▸ The records
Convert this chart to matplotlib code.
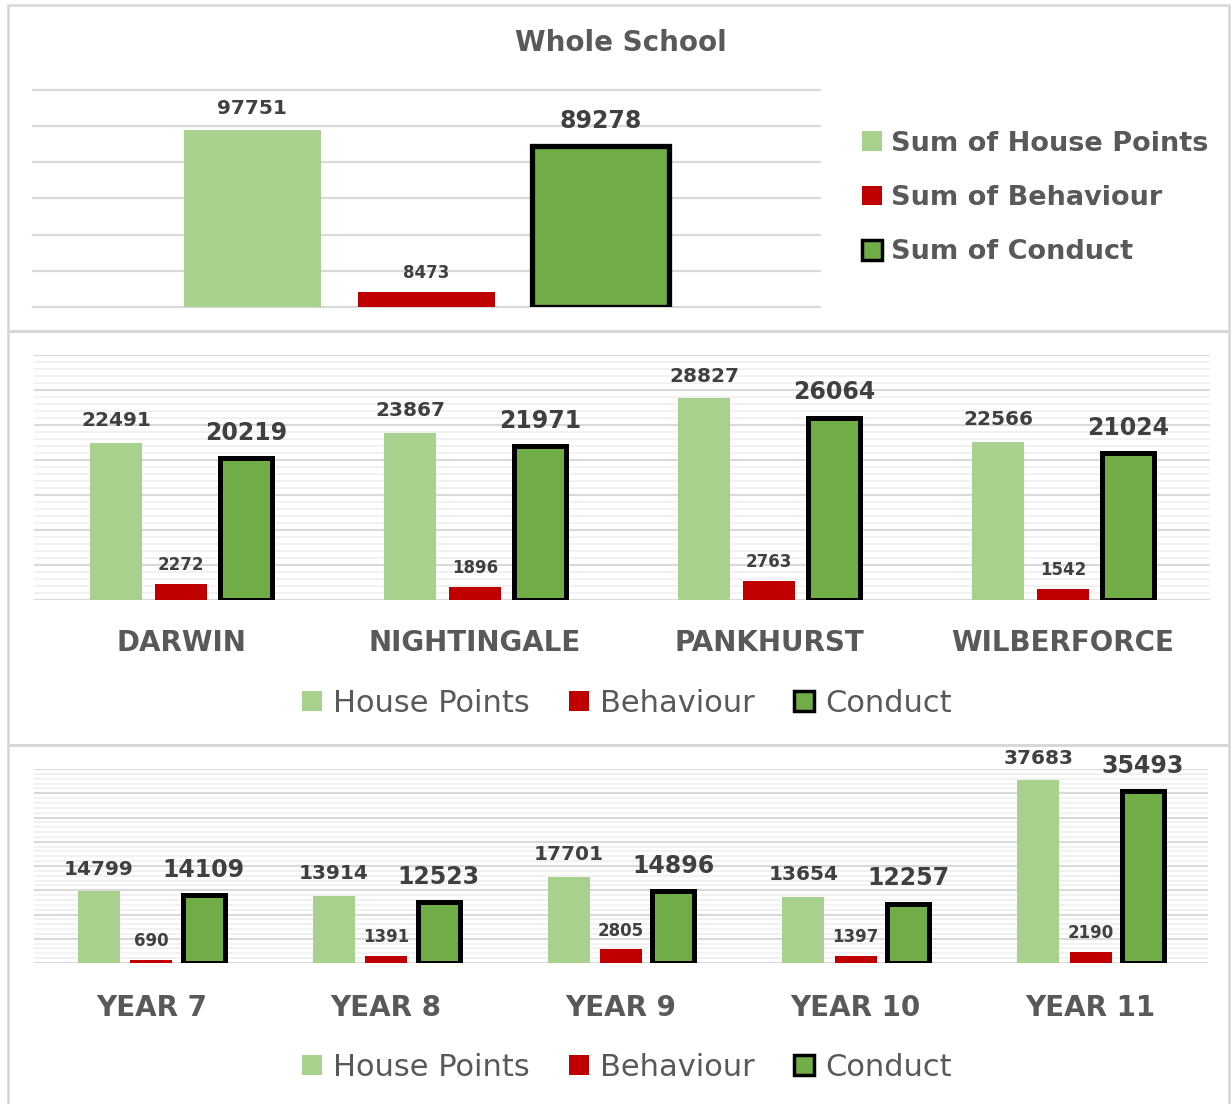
import matplotlib
matplotlib.use("Agg")
import matplotlib.pyplot as plt
from matplotlib.patches import Patch, Rectangle
from matplotlib.ticker import MultipleLocator
import numpy as np

# ---------------- data ----------------
series_names = ["House Points", "Behaviour", "Conduct"]
whole_labels = ["Sum of House Points", "Sum of Behaviour", "Sum of Conduct"]
whole_values = [97751, 8473, 89278]

houses = ["DARWIN", "NIGHTINGALE", "PANKHURST", "WILBERFORCE"]
house_points = [22491, 23867, 28827, 22566]
house_behaviour = [2272, 1896, 2763, 1542]
house_conduct = [20219, 21971, 26064, 21024]

years = ["YEAR 7", "YEAR 8", "YEAR 9", "YEAR 10", "YEAR 11"]
year_points = [14799, 13914, 17701, 13654, 37683]
year_behaviour = [690, 1391, 2805, 1397, 2190]
year_conduct = [14109, 12523, 14896, 12257, 35493]

# ---------------- style ----------------
C_HP = "#a9d18e"
C_BEH = "#c00000"
C_CON = "#70ad47"
TXT = "#595959"
VAL = "#404040"
GRID = "#d9d9d9"
GRID_MINOR = "#ededed"
plt.rcParams["font.family"] = ["DejaVu Sans"]

W, H = 1231, 1104
fig = plt.figure(figsize=(W / 100, H / 100), dpi=100)
fig.patch.set_facecolor("white")


def px_axes(x0, y0, x1, y1):
    return fig.add_axes([x0 / W, 1 - y1 / H, (x1 - x0) / W, (y1 - y0) / H])


def px_rect(x0, y0, x1, y1):
    fig.patches.append(Rectangle((x0 / W, 1 - y1 / H), (x1 - x0) / W, (y1 - y0) / H,
                                 transform=fig.transFigure, fill=False,
                                 edgecolor="#d6d6d6", lw=1.8, zorder=0))


def clean(ax):
    for s in ax.spines.values():
        s.set_visible(False)
    ax.tick_params(axis="y", which="both", left=False, labelleft=False)
    ax.set_axisbelow(True)


# panel frames
px_rect(8, 5, 1229, 331)
px_rect(8, 331, 1229, 745)
px_rect(8, 745, 1229, 1110)

# ---------------- top panel: whole school ----------------
ax1 = px_axes(33, 90, 820, 307)
clean(ax1)
x = np.arange(3)
colors = [C_HP, C_BEH, C_CON]
edges = ["none", "none", "black"]
lws = [0, 0, 3.8]
fs = [14.5, 12, 17]
offs = [12, 10, 13]
for i in range(3):
    ax1.bar(x[i], whole_values[i], width=0.787, color=colors[i],
            edgecolor=edges[i], linewidth=lws[i], zorder=3)
    ax1.annotate(str(whole_values[i]), (x[i], whole_values[i]), xytext=(0, offs[i]),
                 textcoords="offset points", ha="center", va="baseline",
                 fontsize=fs[i], fontweight="bold", color=VAL)
ax1.set_xlim(-1.26, 3.26)
ax1.set_ylim(0, 120000)
ax1.yaxis.set_major_locator(MultipleLocator(20000))
ax1.grid(axis="y", which="major", color=GRID, lw=1.6, clip_on=False)
ax1.set_xticks([])
fig.text(621 / W, 1 - 43 / H, "Whole School", ha="center", va="center",
         fontsize=20, fontweight="bold", color=TXT)
h1 = [Patch(facecolor=C_HP, edgecolor="none"),
      Patch(facecolor=C_BEH, edgecolor="none"),
      Patch(facecolor=C_CON, edgecolor="black", linewidth=2.5)]
fig.legend(h1, whole_labels, loc="center left",
           bbox_to_anchor=(848 / W, 1 - 198 / H), frameon=False,
           prop={"size": 19.5, "weight": "bold"}, labelcolor=TXT,
           handlelength=0.75, handleheight=0.75, handletextpad=0.35,
           labelspacing=1.05, borderpad=0)


def grouped(ax, cats, hp, beh, con, off, width, ymax, major, pad):
    clean(ax)
    xs = np.arange(len(cats))
    ax.bar(xs - off, hp, width=width, color=C_HP, zorder=3)
    ax.bar(xs, beh, width=width, color=C_BEH, zorder=3)
    ax.bar(xs + off, con, width=width, color=C_CON, edgecolor="black",
           linewidth=3.6, zorder=3)
    for xi, v in zip(xs - off, hp):
        ax.annotate(str(v), (xi, v), xytext=(0, 12), textcoords="offset points",
                    ha="center", va="baseline", fontsize=14.5, fontweight="bold", color=VAL)
    for xi, v in zip(xs, beh):
        ax.annotate(str(v), (xi, v), xytext=(0, 10), textcoords="offset points",
                    ha="center", va="baseline", fontsize=12, fontweight="bold", color=VAL)
    for xi, v in zip(xs + off, con):
        ax.annotate(str(v), (xi, v), xytext=(0, 13), textcoords="offset points",
                    ha="center", va="baseline", fontsize=17, fontweight="bold", color=VAL)
    ax.set_xlim(-0.5, len(cats) - 0.5)
    ax.set_ylim(0, ymax)
    ax.yaxis.set_major_locator(MultipleLocator(major))
    ax.yaxis.set_minor_locator(MultipleLocator(1000))
    ax.grid(axis="y", which="major", color=GRID, lw=1.5)
    ax.grid(axis="y", which="minor", color=GRID_MINOR, lw=1.1)
    ax.set_xticks(xs)
    ax.set_xticklabels(cats, fontsize=20, fontweight="bold", color=TXT)
    ax.tick_params(axis="x", length=0, pad=pad)


def small_legend(ycenter):
    hs = [Patch(facecolor=C_HP, edgecolor="none"),
          Patch(facecolor=C_BEH, edgecolor="none"),
          Patch(facecolor=C_CON, edgecolor="black", linewidth=2.5)]
    fig.legend(hs, series_names, loc="center", ncol=3,
               bbox_to_anchor=(627 / W, 1 - ycenter / H), frameon=False,
               prop={"size": 22}, labelcolor=TXT,
               handlelength=0.65, handleheight=0.65, handletextpad=0.35,
               columnspacing=1.3, borderpad=0)


# ---------------- middle panel: houses ----------------
ax2 = px_axes(34, 355, 1210, 600)
grouped(ax2, houses, house_points, house_behaviour, house_conduct,
        0.221, 0.177, 35000, 5000, 21)
small_legend(703)

# ---------------- bottom panel: years ----------------
ax3 = px_axes(34, 769, 1208, 963)
grouped(ax3, years, year_points, year_behaviour, year_conduct,
        0.223, 0.179, 40000, 5000, 22)
small_legend(1067)

fig.savefig("out.png", dpi=100, facecolor="white")
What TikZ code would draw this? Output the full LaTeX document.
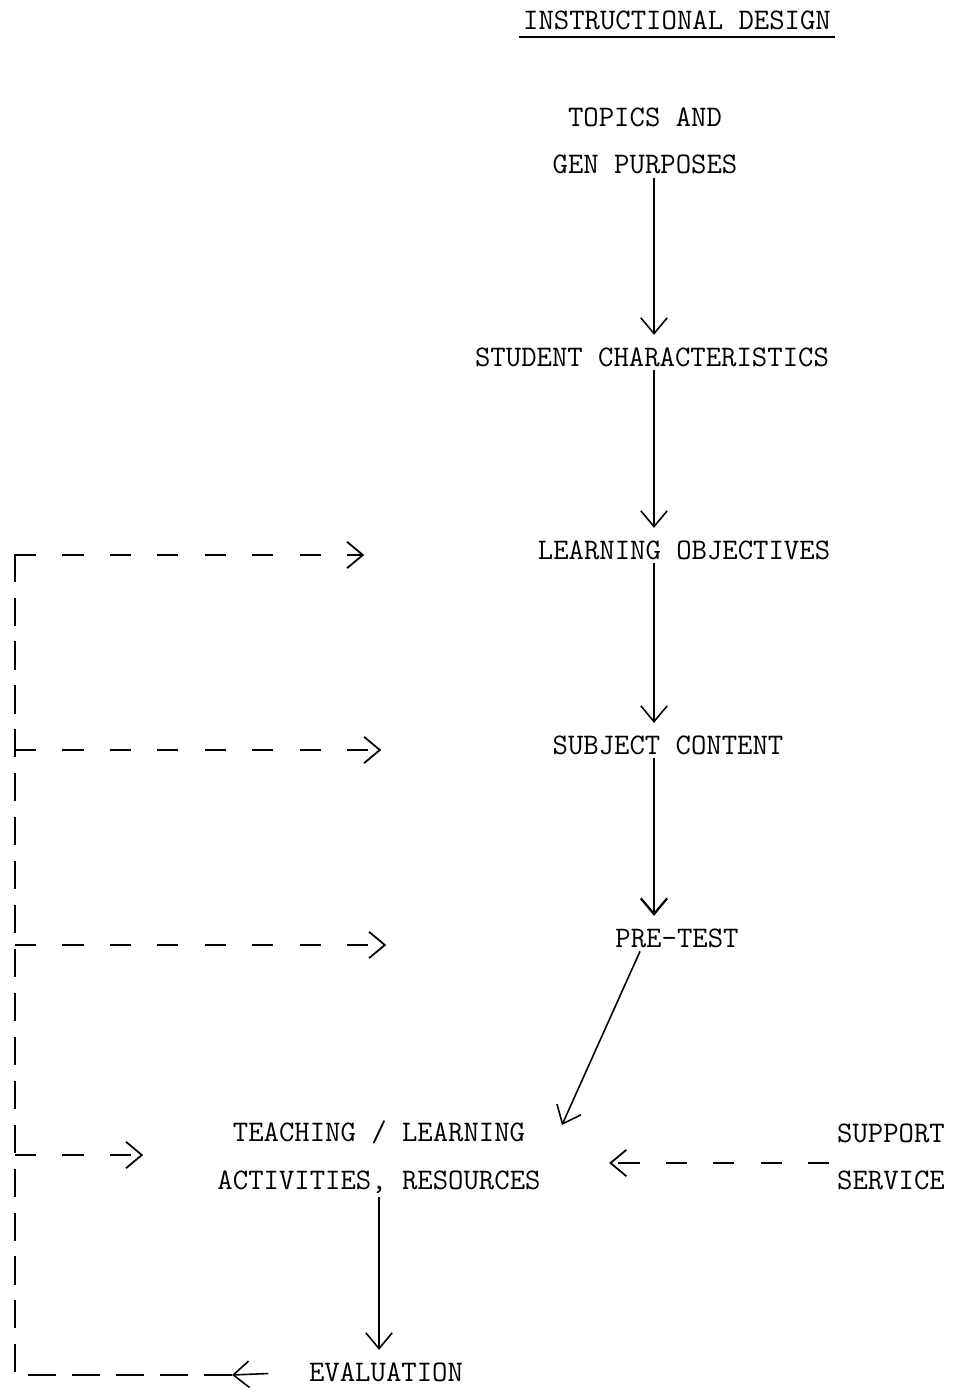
\documentclass[tikz,border=0pt]{standalone}
\usepackage{fontspec}
\usetikzlibrary{calc,arrows.meta}

\begin{document}
\begin{tikzpicture}[
            x=0.02cm, y=-0.02cm,
            lbl/.style={
              font=\fontsize{17}{27}\selectfont\ttfamily,
              align=center,
              inner sep=2pt
            },
            flow/.style={
              line width=0.9pt,
              shorten >=5pt,
              -{Straight Barb[length=9pt,width=15pt]}
            },
            back/.style={
              flow,
              line width=1pt,
              dash pattern=on 12pt off 15pt
            },
            backv/.style={
              line width=1.1pt,
              dash pattern=on 16pt off 9pt
            }
        ]
\useasboundingbox (0,0) rectangle (966,1396);
\coordinate (axis) at (654,0);

% the chain down the right side
\node[lbl] (title) at (677,20) {INSTRUCTIONAL DESIGN};
\draw[line width=1.2pt] ([yshift=-2pt]title.south west) -- ([yshift=-2pt]title.south east);

\node[lbl] (topics) at (645,141) {TOPICS AND\\GEN PURPOSES};
\node[lbl] (student) at (652,357) {STUDENT CHARACTERISTICS};
\node[lbl] (objectives) at (684,550) {LEARNING OBJECTIVES};
\node[lbl] (content) at (668,745) {SUBJECT CONTENT};
\node[lbl] (pretest) at (677,938) {PRE-TEST};
\node[lbl] (teach) at (379,1157) {TEACHING / LEARNING\\ACTIVITIES, RESOURCES};
\node[lbl] (support) at (891,1157) {SUPPORT\\SERVICE};
\node[lbl] (eval) at (386,1372) {EVALUATION};

\draw[flow] (topics.south -| axis) -- (student.north -| axis);
\draw[flow] (student.south -| axis) -- (objectives.north -| axis);
\draw[flow] (objectives.south -| axis) -- (content.north -| axis);
\draw[flow, line width=1.3pt] (content.south -| axis) -- (pretest.north -| axis);
\draw[flow] ($(pretest.south)+(-37,0)$) -- ($(teach.north east)+(14,16)$);
\draw[flow] (teach.south) -- (teach.south |- eval.north);
\draw[back] ($(support.west)+(-4,6)$) -- ($(teach.east)+(56,6)$);

% feedback loop on the left
\coordinate (ftop) at (15,553);
\coordinate (fbot) at (15,1375);
\coordinate (fin) at (232,1375);
\draw[flow, shorten <=21pt, shorten >=0pt] (eval.west) -- (fin);
\draw[backv] (fin) -- (fbot) -- (ftop);
\foreach \n/\y/\x in {1/555/373, 2/750/390, 3/945/395, 4/1155/152}{
    \coordinate (fb\n) at (\x,\y);
    \draw[back] (ftop |- fb\n) -- (fb\n);
}
\end{tikzpicture}
\end{document}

▸ What the exercise asks
Nothing but the lines above, starting at the line that contains "What TikZ code" and ending at the line that contains "-- ([yshift=-2pt]title.south east);", should be given again, exactly and without the pictures.

▸ Final result
What TikZ code would draw this? Output the full LaTeX document.
\documentclass[tikz,border=0pt]{standalone}
\usepackage{fontspec}
\usetikzlibrary{calc,arrows.meta}

\begin{document}
\begin{tikzpicture}[
            x=0.02cm, y=-0.02cm,
            lbl/.style={
              font=\fontsize{17}{27}\selectfont\ttfamily,
              align=center,
              inner sep=2pt
            },
            flow/.style={
              line width=0.9pt,
              shorten >=5pt,
              -{Straight Barb[length=9pt,width=15pt]}
            },
            back/.style={
              flow,
              line width=1pt,
              dash pattern=on 12pt off 15pt
            },
            backv/.style={
              line width=1.1pt,
              dash pattern=on 16pt off 9pt
            }
        ]
\useasboundingbox (0,0) rectangle (966,1396);
\coordinate (axis) at (654,0);

% the chain down the right side
\node[lbl] (title) at (677,20) {INSTRUCTIONAL DESIGN};
\draw[line width=1.2pt] ([yshift=-2pt]title.south west) -- ([yshift=-2pt]title.south east);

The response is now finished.